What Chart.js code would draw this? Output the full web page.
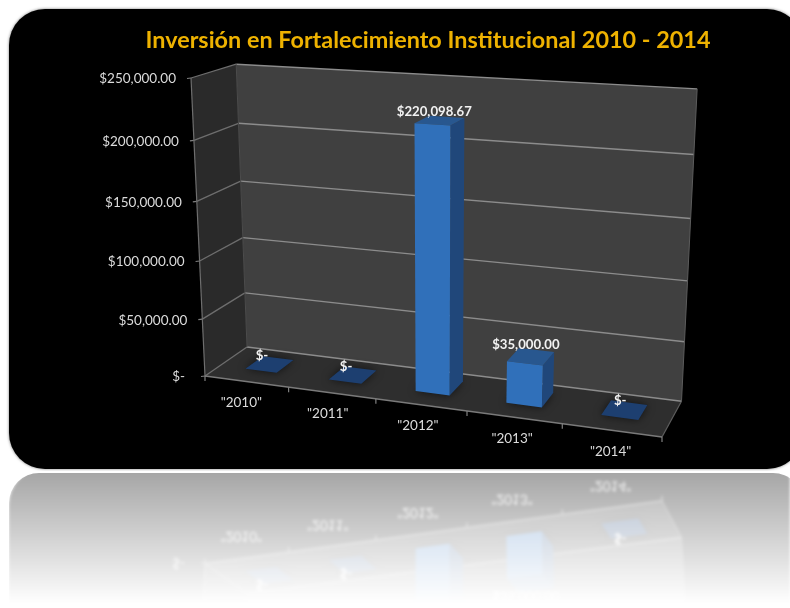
<!DOCTYPE html>
<html><head><meta charset="utf-8">
<style>html,body{margin:0;padding:0;background:#fff;overflow:hidden}canvas{display:block;filter:blur(0.45px)}</style>
<script src="https://cdn.jsdelivr.net/npm/chart.js@4"></script>
</head><body><canvas id="c" width="790" height="608"></canvas>
<script>
const categories = ['"2010"','"2011"','"2012"','"2013"','"2014"'];
const values = [0,0,220098.67,35000,0];
const titleText = 'Inversión en Fortalecimiento Institucional 2010 - 2014';
const yMax = 250000, yStep = 50000;

const FONT = 'Lato, Carlito, "Open Sans", sans-serif';
const money = (v)=> v===0 ? '$-' : '$'+v.toLocaleString('en-US',{minimumFractionDigits:2,maximumFractionDigits:2});

// cube corners on screen (u along categories, v along values, w depth)
const A=[205,376],C=[662,437],E=[191,78],B=[247,347];
const fit=[[1,0,1,[683,401]],[0,1,1,[238,66]],[1,1,1,[697,89]]];
function solveProj(){
  const rows=[],rhs=[];
  for(const [u,v,w,q] of fit){ for(const k of [0,1]){
    rows.push([u*(C[k]-q[k]),v*(E[k]-q[k]),w*(B[k]-q[k])]);
    rhs.push(q[k]-A[k]-u*(C[k]-A[k])-v*(E[k]-A[k])-w*(B[k]-A[k]));
  }}
  const M=[[0,0,0,0],[0,0,0,0],[0,0,0,0]];
  rows.forEach((r,n)=>{for(let i=0;i<3;i++){for(let j=0;j<3;j++)M[i][j]+=r[i]*r[j];M[i][3]+=r[i]*rhs[n];}});
  for(let i=0;i<3;i++){let p=i;for(let k=i+1;k<3;k++)if(Math.abs(M[k][i])>Math.abs(M[p][i]))p=k;
    [M[i],M[p]]=[M[p],M[i]];
    for(let k=0;k<3;k++){if(k===i)continue;const f=M[k][i]/M[i][i];for(let j=i;j<4;j++)M[k][j]-=f*M[i][j];}}
  return [M[0][3]/M[0][0],M[1][3]/M[1][1],M[2][3]/M[2][2]];
}
const [pp,qq,rr]=solveProj();
function P(u,v,w){
  const d=1+pp*u+qq*v+rr*w;
  return [0,1].map(k=>(A[k]+u*(C[k]*(1+pp)-A[k])+v*(E[k]*(1+qq)-A[k])+w*(B[k]*(1+rr)-A[k]))/d);
}
function poly(ctx,pts,fill){ctx.beginPath();pts.forEach((p,i)=>i?ctx.lineTo(p[0],p[1]):ctx.moveTo(p[0],p[1]));ctx.closePath();if(fill){ctx.fillStyle=fill;ctx.fill();}}
function line(ctx,a,b,col,lw){ctx.beginPath();ctx.moveTo(a[0],a[1]);ctx.lineTo(b[0],b[1]);ctx.strokeStyle=col;ctx.lineWidth=lw;ctx.stroke();}
function panelPath(ctx){ctx.beginPath();ctx.roundRect(9,9,794,460,36);}

const scene={
  id:'scene',
  beforeDraw(chart){
    const ctx=chart.ctx;ctx.save();
    ctx.fillStyle='#fff';ctx.fillRect(0,0,790,608);
    panelPath(ctx);ctx.fillStyle='#000';ctx.shadowColor='rgba(0,0,0,.55)';ctx.shadowBlur=3;ctx.fill();
    ctx.restore();
  },
  beforeDatasetsDraw(chart){
    const ctx=chart.ctx,x=chart.scales.x,y=chart.scales.y;
    const uOf=px=>(px-x.left)/x.width, vOf=py=>(y.bottom-py)/(y.bottom-y.top);
    ctx.save();
    // walls and floor
    poly(ctx,[P(0,1,1),P(1,1,1),P(1,0,1),P(0,0,1)],'#404040');
    poly(ctx,[P(0,1,0),P(0,1,1),P(0,0,1),P(0,0,0)],'#2a2a2a');
    poly(ctx,[P(0,0,0),P(1,0,0),P(1,0,1),P(0,0,1)],'#2e2e2e');
    // grid from the value axis ticks
    y.ticks.forEach(t=>{
      const v=vOf(y.getPixelForValue(t.value));
      line(ctx,P(0,v,0),P(0,v,1),'#6e6e6e',1.3);
      line(ctx,P(0,v,1),P(1,v,1),'#8c8c8c',1.4);
      const f=P(0,v,0);
      line(ctx,[f[0]-4,f[1]+.5],f,'#808080',1.2);
      ctx.fillStyle=y.options.ticks.color;ctx.font='13.5px '+FONT;ctx.textAlign='right';ctx.textBaseline='middle';
      ctx.fillText(t.label,f[0]-(v===0?20:15),f[1]+1);
    });
    line(ctx,P(0,1,0),P(0,0,0),'#6e6e6e',1.2);
    line(ctx,P(0,1,1),P(0,0,1),'#4c4c4c',1);
    line(ctx,P(1,1,1),P(1,0,1),'#5c5c5c',1);
    line(ctx,P(1,0,1),P(1,0,0),'#5e5e5e',1.2);
    line(ctx,P(0,0,0),P(1,0,0),'#7a7a7a',1.3);
    const band=x.width/categories.length;
    for(let i=0;i<=categories.length;i++){
      const f=P(uOf(x.left+i*band),0,0);
      line(ctx,f,[f[0],f[1]+5],'#808080',1.2);
    }
    categories.forEach((c,i)=>{
      const f=P(uOf(x.getPixelForValue(i)),0,0);
      ctx.fillStyle=x.options.ticks.color;ctx.font='13.5px '+FONT;ctx.textAlign='center';ctx.textBaseline='middle';
      ctx.fillText(c,f[0]-1-(4-i),f[1]+21);
    });
    // bars from the bar elements laid out by the library
    const meta=chart.getDatasetMeta(0), w0=.35,w1=.78;
    const labels=[];
    meta.data.forEach((el,i)=>{
      const u0=uOf(el.x-el.width/2),u1=uOf(el.x+el.width/2),v=vOf(el.y);
      ctx.save();ctx.shadowColor='rgba(0,0,0,.6)';ctx.shadowBlur=9;
      poly(ctx,[P(u0,0,w0),P(u1,0,w0),P(u1,0,w1),P(u0,0,w1)],'#1f1f1f');ctx.restore();
      if(v>0.001){
        const a=P(u0,v,w0),b=P(u1,v,w0);
        poly(ctx,[P(u1,0,w0),P(u1,0,w1),P(u1,v,w1),b],'#20477a');
        poly(ctx,[a,b,P(u1,v,w1),P(u0,v,w1)],'#28578f');
        poly(ctx,[a,b,P(u1,0,w0),P(u0,0,w0)],'#3070ba');
      } else {
        poly(ctx,[P(u0,0,w0),P(u1,0,w0),P(u1,0,w1),P(u0,0,w1)],'#1d3f70');
      }
      const um=(u0+u1)/2,t=P(um,v,w1);
      labels.push([money(values[i]),t[0]-17+9*um,t[1]-(v>0.001?5:2)]);
    });
    labels.forEach(l=>{ctx.fillStyle='#f2f2f2';ctx.font='bold 13.2px '+FONT;ctx.textAlign='center';ctx.textBaseline='middle';ctx.fillText(l[0],l[1],l[2]);});
    ctx.restore();
    return false;
  },
  afterDraw(chart){
    const ctx=chart.ctx, src=chart.canvas;
    const off=document.createElement('canvas');off.width=790;off.height=608;
    const o=off.getContext('2d');
    o.filter='blur(1.4px)';
    o.save();o.translate(0,951);o.scale(1,-1.03);
    o.drawImage(src,0,0,790,469,0,0,790,469);o.restore();
    o.filter='none';
    // keep the mirrored panel only
    o.globalCompositeOperation='destination-in';
    const g=o.createLinearGradient(0,473,0,604);
    g.addColorStop(0,'rgba(0,0,0,.35)');g.addColorStop(1,'rgba(0,0,0,0)');
    o.fillStyle=g;o.beginPath();o.roundRect(9,473,794,140,[30,30,0,0]);o.fill();
    ctx.save();
    ctx.fillStyle='#fff';ctx.fillRect(0,471,790,137);
    ctx.drawImage(off,0,0);
    ctx.restore();
  }
};

new Chart(document.getElementById('c'),{
  type:'bar',
  data:{labels:categories,datasets:[{data:values,backgroundColor:'#3070ba',barPercentage:.38,categoryPercentage:1}]},
  options:{
    responsive:false,animation:false,devicePixelRatio:1,
    layout:{padding:{left:66}},
    plugins:{
      legend:{display:false},tooltip:{enabled:false},
      title:{display:true,text:titleText,color:'#eeb200',font:{family:FONT,size:23.4,weight:'bold'},padding:{top:26,bottom:10}}
    },
    scales:{
      x:{display:false,ticks:{color:'#dcdcdc'}},
      y:{display:false,min:0,max:yMax,ticks:{stepSize:yStep,color:'#dcdcdc',callback:money}}
    }
  },
  plugins:[scene]
});
</script></body></html>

————

What the task requires: Give again, exactly, the lines from the start of the data through the one holding "const money = (v)=>"; omit the pictures.

Solution to the exercise:
What Chart.js code would draw this? Output the full web page.
<!DOCTYPE html>
<html><head><meta charset="utf-8">
<style>html,body{margin:0;padding:0;background:#fff;overflow:hidden}canvas{display:block;filter:blur(0.45px)}</style>
<script src="https://cdn.jsdelivr.net/npm/chart.js@4"></script>
</head><body><canvas id="c" width="790" height="608"></canvas>
<script>
const categories = ['"2010"','"2011"','"2012"','"2013"','"2014"'];
const values = [0,0,220098.67,35000,0];
const titleText = 'Inversión en Fortalecimiento Institucional 2010 - 2014';
const yMax = 250000, yStep = 50000;

const FONT = 'Lato, Carlito, "Open Sans", sans-serif';
const money = (v)=> v===0 ? '$-' : '$'+v.toLocaleString('en-US',{minimumFractionDigits:2,maximumFractionDigits:2});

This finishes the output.